Seven graduate composers and 12 other musicians have collaborated in creating intricate sound tapestries, introducing individual pops of sound and modestly sustained notes in an amazing variety of timbres. Some pieces subtly incorporated audio-recordings, such as Christopher Luna’s sample of the vibration of a metal stop sign in his "Free way and stop sign."

Surprisingly coherent larger-scale patterns often emerged, including a lively triple-time march that concluded Ben Irwin’s arrangement of Stephen Dembski’s Sonotropism. Deft textural and formal craftsmanship was especially evident in Kimberly Sutton’s Timbre Studies: No. 5a.

Evelyn Davis’s Singing in a Crowd was entirely instrumental. Composer Ravi Kittappa spoke about the consistency in style between his From Nothing and his through-composed compositions. Jacob Peck intended in his Le Ode of Forgotten Bartholomew to let the "shared unconscious mind of the musicians" organize the performance, yet he was pleased that the musicians asserted their individuality. Mateo Lugo’s Distances-Togetherness (in Six Phases) also invoked the power of music to unify and transform.

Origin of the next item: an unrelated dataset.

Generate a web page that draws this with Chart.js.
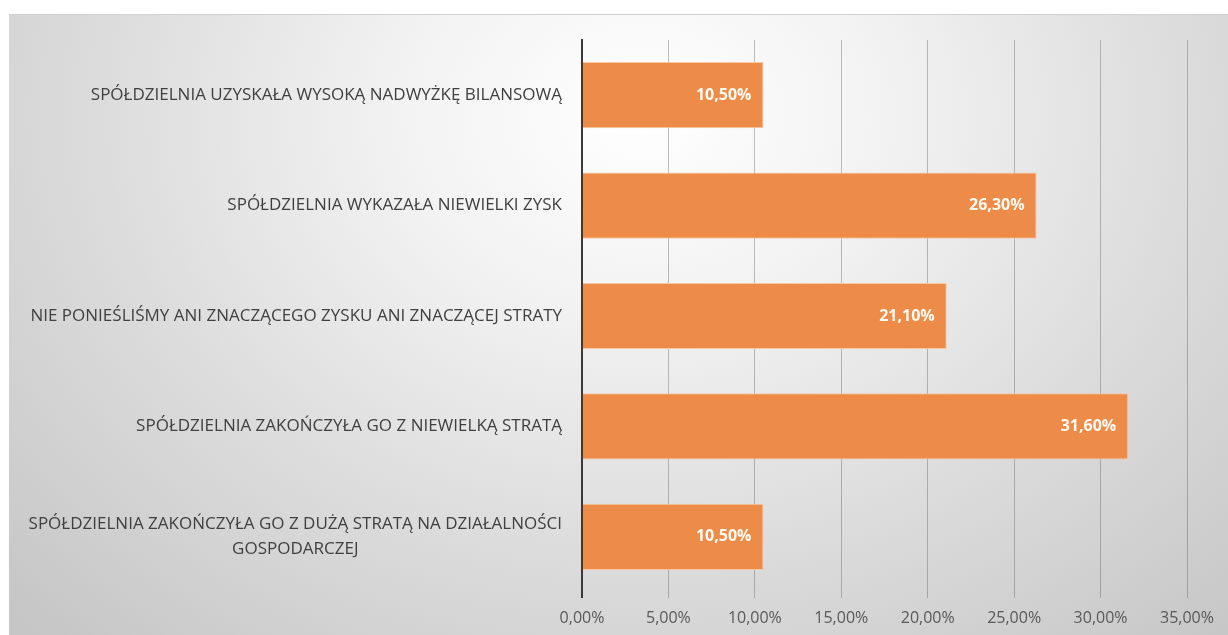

Frith prepares his students to “give something up” and to accept “that the notes are enough.” His Color-coded exemplified “conducted improvisation” as four conductors crossed paths onstage, stressing music as motion while they cued specific groups of performers to respond to each other, shaping lovely sonic contrasts. The musicality embodied in this concert crossed conventional boundaries between the roles of composer and performer, individual and collective.